In recent years, the attention of forensic phoneticians has turned, to some extent at least, to the idiosyncrasy of higher-order features found in longer stretches of speech. This includes mainly disfluency phenomena like hesitation markers, repetitions or interruptions (Duckworth & McDougall, 2013).
Disfluencies occur frequently in spontaneous conversations. They are considered to be a subconscious process resulting from continuous verbal planning (McDougall et al., 2015; Hughes et al., 2016).
Since they constitute a behavioural phenomenon, speakers are not easily able to alter their production of disfluency features, nor eliminate their usage; in other words, the usage of filled pauses, repetition, prolongation and other types of disfluencies are less prone to be changed due to voice disguise. Hesitations markers being stable within one speaker as for their quality and quantity is what makes them a promising source of forensic parameters (Braun & Rosin, 2015).

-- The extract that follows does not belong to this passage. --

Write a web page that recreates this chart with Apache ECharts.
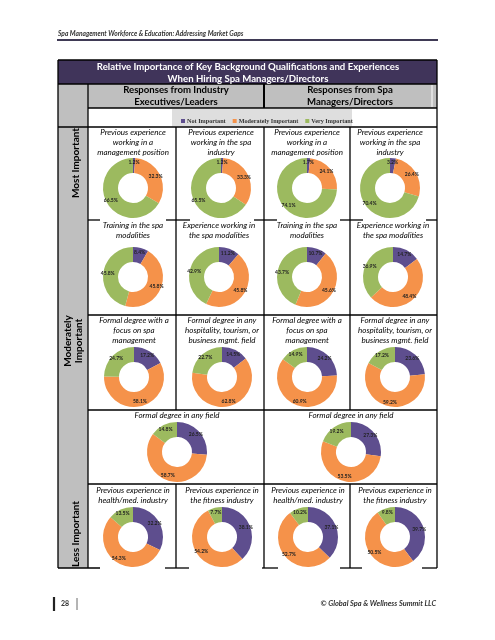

This study examines hesitation markers for their idiosyncratic potential in Czech. More specifically, our aim is to find whether filled pauses can be used to discriminate between speakers, classify speakers of two main regional dialects spoken in the Czech Republic, and whether recordings featured in the spoken part of the Czech National Corpus are suitable for studies of speaker specificity.
Our data were drawn from ORTOFON, a spoken corpus of Czech built by the Institute of the Czech National Corpus (Kopřivová et al., 2017). We selected 33 native male speakers of Czech, aged between 20 and 54 years.
In addition, all of them belong to a lower socioeconomic class, at least based on their attained education, having completed only primary or vocational school. 17 of the speakers come from Bohemia, the western part of the Czech Republic, while 16 come from Moravia, the eastern part of the country. The recordings for ORTOFON were obtained under various conditions, which is in line with the origin of most forensic recordings.
It is interesting to point out that from the 272 instances of filled pauses, as many as 231 (85%) correspond to the "uh" realization (i.e., they are purely vocalic in nature), while 38 tokens correspond to the "mh" realization (only nasal in nature) and only 3 to the "um" type (a sequence of a vocalic and nasal element). The presentation will therefore focus on the vocalic filled pauses only, and will include values of the first three formants obtained at three points within the filled pause.